Scientific classification
- Kingdom: Animalia
- Phylum: Chordata
- Class: Aves
- Order: Passeriformes
- Family: Tyrannidae
- Genus: Casiornis
- Species: C. fuscus
- Binomial name: Casiornis fuscus Sclater, PL & Salvin, 1873

= Ash-throated casiornis =

- Genus: Casiornis
- Species: fuscus
- Authority: Sclater, PL & Salvin, 1873
- Conservation status: LC

Species of bird

The ash-throated casiornis (Casiornis fuscus) is a species of bird in the family Tyrannidae, the tyrant flycatchers. It is endemic to Brazil.

==Taxonomy and systematics==

The ash-throated casiornis was originally described with its current binomial Casiornis fuscus. Genus Casiornis had been erected in 1856. During the first half of the twentieth century many authors placed that genus in family Cotingidae but starting in the 1970s it was recognized as belonging to Tyrannidae. The ash-throated casiornis shares the genus with the rufous casiornis (C. rufus) and the two form a superspecies. For a time they were treated as conspecific but early in the twenty-first century they were firmly established as separate species.

The ash-throated casiornis is monotypic.

==Description==

The ash-throated casiornis is 18 cm long and weighs about 19.5 g. The sexes have the same plumage. Adults have a rufous crown, a paler rufous face, a sandy brown back, and a rufous tail. Their wings are dusky with wide rufous to buff edges on the feathers. Their throat is pale grayish that becomes grayish fawn on the breast and pale creamy yellowish on the belly. They have a dark brown iris, a dark bill with a pinkish base, and blackish legs and feet.
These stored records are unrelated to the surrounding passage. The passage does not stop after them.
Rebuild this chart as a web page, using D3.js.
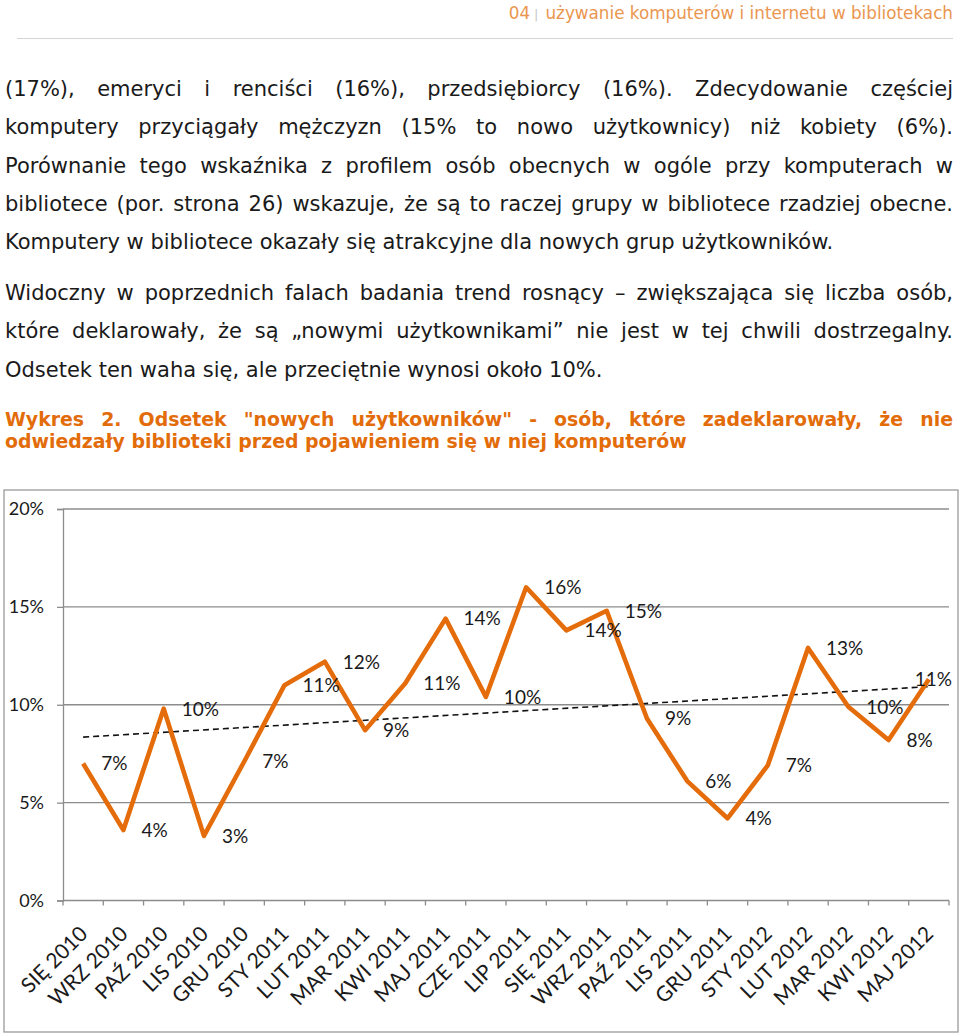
<!DOCTYPE html>
<html>
<head>
<meta charset="utf-8">
<script src="https://cdn.jsdelivr.net/npm/d3@7"></script>
<style>
  body { margin: 0; background: #fff; }
  #page { position: relative; width: 960px; height: 1036px; overflow: hidden; }
  .line { position: absolute; left: 5px; width: 948px; white-space: nowrap; }
  .just { text-align: justify; text-align-last: justify; white-space: normal; }
  .p1 { font-family: "DejaVu Sans", Verdana, sans-serif; font-size: 21px; color: #1a1a1a; }
  .cap { font-family: "DejaVu Sans", Verdana, sans-serif; font-weight: bold; font-size: 18.9px; color: #e36c0a; }
  #head { position: absolute; right: 7px; top: 3px; font-family: "DejaVu Sans", Verdana, sans-serif; font-size: 16.8px; color: #ea9650; white-space: nowrap; }
  #head .bar { color: #c8c8c8; font-size: 13px; margin: 0 7px 0 4px; }
  #rule { position: absolute; left: 17px; top: 38px; width: 936px; height: 0; border-top: 1.5px solid #d4d4d4; }
  svg { position: absolute; left: 0; top: 0; }
</style>
</head>
<body>
<div id="page">
  <div id="head">04<span class="bar">|</span>używanie komputerów i internetu w bibliotekach</div>
  <div id="rule"></div>
  <div id="text"></div>
  <div id="container"></div>
</div>
<script>
// text of the page
const para1 = [
  "(17%), emeryci i renciści (16%), przedsiębiorcy (16%). Zdecydowanie częściej",
  "komputery przyciągały mężczyzn (15% to nowo użytkownicy) niż kobiety (6%).",
  "Porównanie tego wskaźnika z profilem osób obecnych w ogóle przy komputerach w",
  "bibliotece (por. strona 26) wskazuje, że są to raczej grupy w bibliotece rzadziej obecne.",
  "Komputery w bibliotece okazały się atrakcyjne dla nowych grup użytkowników."
];
const para2 = [
  "Widoczny w poprzednich falach badania trend rosnący – zwiększająca się liczba osób,",
  "które deklarowały, że są „nowymi użytkownikami” nie jest w tej chwili dostrzegalny.",
  "Odsetek ten waha się, ale przeciętnie wynosi około 10%."
];
const caption = [
  "Wykres 2. Odsetek \"nowych użytkowników\" - osób, które zadeklarowały, że nie",
  "odwiedzały biblioteki przed pojawieniem się w niej komputerów"
];

// chart data
const months = ["SIĘ 2010", "WRZ 2010", "PAŹ 2010", "LIS 2010", "GRU 2010", "STY 2011",
  "LUT 2011", "MAR 2011", "KWI 2011", "MAJ 2011", "CZE 2011", "LIP 2011", "SIĘ 2011",
  "WRZ 2011", "PAŹ 2011", "LIS 2011", "GRU 2011", "STY 2012", "LUT 2012", "MAR 2012",
  "KWI 2012", "MAJ 2012"];
const share = [7.0, 3.6, 9.8, 3.3, 7.1, 11.0, 12.2, 8.7, 11.1, 14.4, 10.4, 16.0, 13.8,
  14.8, 9.3, 6.1, 4.2, 6.9, 12.9, 9.9, 8.2, 11.3];
const yTicks = [0, 5, 10, 15, 20];

// text lines, placed one by one (top of each line box)
const text = d3.select('#text');
const addLines = (lines, cls, top, step, lastFree) => {
  lines.forEach((t, i) => {
    const isLast = i === lines.length - 1;
    text.append('div')
      .attr('class', 'line ' + cls + (isLast && lastFree ? '' : ' just'))
      .style('top', (top + i * step) + 'px')
      .style('line-height', step + 'px')
      .text(t);
  });
};
addLines(para1, 'p1', 70, 38.3, true);
addLines(para2, 'p1', 274, 38.3, true);
addLines(caption, 'cap', 408, 22, true);

// chart
const W = 960, H = 1036;
const plot = { left: 63, right: 949, top: 509, bottom: 900.5 };
const boxRight = 958;

const svg = d3.select('#container')
  .append('svg')
  .attr('width', W)
  .attr('height', H);

svg.append('rect')
  .attr('x', 4).attr('y', 490)
  .attr('width', boxRight - 4).attr('height', 542)
  .attr('fill', 'none')
  .attr('stroke', '#9a9a9a')
  .attr('stroke-width', 1.3);

const x = d3.scaleBand()
  .domain(months)
  .range([plot.left, plot.right]);

const y = d3.scaleLinear()
  .domain([0, 20])
  .range([plot.bottom, plot.top]);

const axisColor = '#8c8c8c';
const chartFont = 'Lato, "Noto Sans", sans-serif';

// gridlines
svg.append('g')
  .selectAll('line')
  .data(yTicks.filter(d => d > 0))
  .enter().append('line')
  .attr('x1', plot.left).attr('x2', plot.right)
  .attr('y1', d => y(d)).attr('y2', d => y(d))
  .attr('stroke', axisColor)
  .attr('stroke-width', 1.3);

// y axis
const yAxis = svg.append('g')
  .attr('transform', `translate(${plot.left},0)`)
  .call(d3.axisLeft(y).tickValues(yTicks).tickSize(6).tickPadding(13).tickFormat(d => d + '%'));
yAxis.select('.domain').attr('stroke', axisColor).attr('stroke-width', 1.3);
yAxis.selectAll('.tick line').attr('stroke', axisColor).attr('stroke-width', 1.3);
yAxis.selectAll('.tick text')
  .attr('fill', '#1a1a1a')
  .style('font-family', chartFont)
  .style('font-size', '18px');

// x axis line and ticks at category edges
const xAxis = svg.append('g');
xAxis.append('line')
  .attr('x1', plot.left).attr('x2', plot.right)
  .attr('y1', plot.bottom).attr('y2', plot.bottom)
  .attr('stroke', axisColor).attr('stroke-width', 1.3);
xAxis.selectAll('.edge')
  .data(d3.range(months.length + 1))
  .enter().append('line')
  .attr('class', 'edge')
  .attr('x1', i => plot.left + i * x.step())
  .attr('x2', i => plot.left + i * x.step())
  .attr('y1', plot.bottom).attr('y2', plot.bottom + 5)
  .attr('stroke', axisColor).attr('stroke-width', 1.3);
xAxis.selectAll('.lab')
  .data(months)
  .enter().append('text')
  .attr('class', 'lab')
  .attr('transform', d => `translate(${x(d) + x.bandwidth() / 2 - 5},${plot.bottom + 24}) rotate(-45)`)
  .attr('text-anchor', 'end')
  .attr('dy', '0.72em')
  .attr('fill', '#1a1a1a')
  .style('font-family', chartFont)
  .style('font-size', '21px')
  .text(d => d);

const cx = (d, i) => x(months[i]) + x.bandwidth() / 2;

// linear trend (least squares over month index)
const n = share.length;
const mx = (n - 1) / 2;
const my = d3.mean(share);
const slope = d3.sum(share, (v, i) => (i - mx) * (v - my)) / d3.sum(share, (v, i) => (i - mx) * (i - mx));
const trend = [0, n - 1].map(i => ({ i, v: my + slope * (i - mx) }));

svg.append('path')
  .datum(trend)
  .attr('fill', 'none')
  .attr('stroke', '#111')
  .attr('stroke-width', 1.6)
  .attr('stroke-dasharray', '6,4')
  .attr('d', d3.line().x(d => x(months[d.i]) + x.bandwidth() / 2).y(d => y(d.v)));

// series line
svg.append('path')
  .datum(share)
  .attr('fill', 'none')
  .attr('stroke', '#e46c0a')
  .attr('stroke-width', 4.6)
  .attr('stroke-linejoin', 'round')
  .attr('d', d3.line().x(cx).y(d => y(d)));

// data labels, right of each point, kept inside the chart box
svg.append('g')
  .selectAll('text')
  .data(share)
  .enter().append('text')
  .attr('y', d => y(d))
  .attr('dy', '0.36em')
  .attr('fill', '#1a1a1a')
  .style('font-family', chartFont)
  .style('font-size', '19px')
  .text(d => d3.format('.0f')(d) + '%')
  .attr('x', function (d, i) {
    const tw = this.getComputedTextLength();
    return Math.min(cx(d, i) + 18, boxRight - 6 - tw);
  });
</script>
</body>
</html>
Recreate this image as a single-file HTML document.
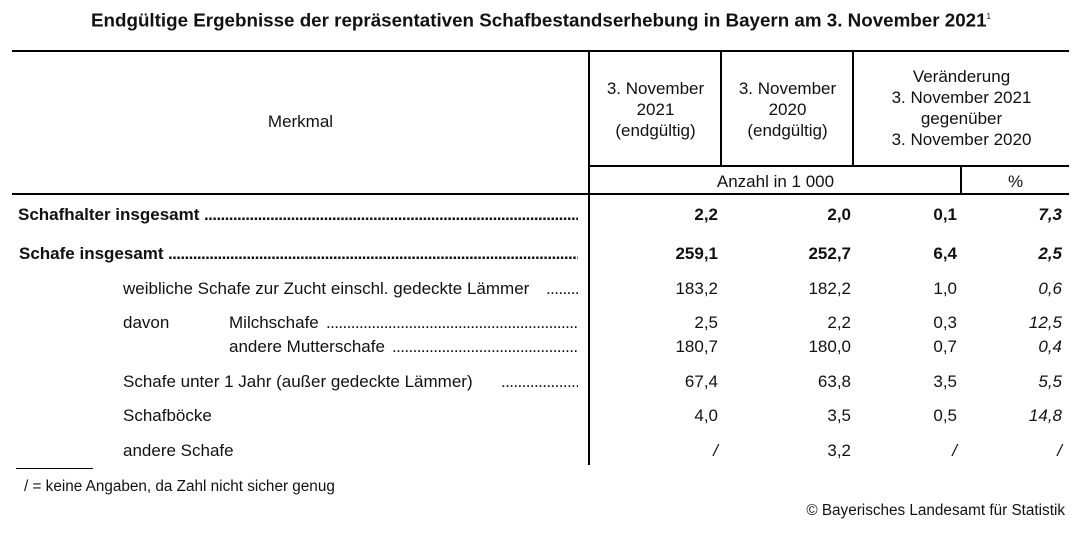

==Distribution and habitat==

The ash-throated casiornis is found in eastern Brazil south of the Amazon. Its range's inland boundary is roughly the lower Tapajós River in central Pará, eastern Pará south to northeastern Mato Grosso, and east through southern Tocantins, northeastern Goias, far northern Minas Gerais, central Bahia, and central Sergipe. It primarily inhabits woodlands in caatinga and heavily wooded cerrado. Along the lower Amazon it also occurs in campina. In elevation it ranges from sea level to about 500 m.

==Behavior==
===Movement===

The ash-throated casiornis was long thought to be non-migratory. However, a study published in 2016 documented significant dry-season movement from the caatinga west into the cerrado. The study's data suggest that, while many individuals remain in the caatinga year-round, the species is found in cerrado almost exclusively between June and September.

===Feeding===

The ash-throated casiornis is thought to capture insect prey with sallies from a perch. Nothing else is known about its diet or feeding behavior.

===Breeding===

An active ash-throated casiornis nest was discovered in January but nothing else is known about the species' breeding biology.

===Vocalization===

As of July 2025 xeno-canto had 10 recordings of ash-throated casiornis vocalizations; the Cornell Lab's Macaulay Library had 11 with some overlap. Its song has not been described. One call is "a short, decisive tsip!". Another call is a "very high, downslurred tjef".

==Status==

The IUCN has assessed the ash-throated casiornis as being of Least Concern. It has a large range; its population size is unknown and is believed to be decreasing. No immediate threats have been identified. It is considered uncommon to locally fairly common though not well known. It occurs in at least two national parks. "Both caatinga and wooded cerrado [are] subject to increasing human pressure...these habitats are increasingly used for timber and cattle grazing, and are converted for agriculture and tree plantations."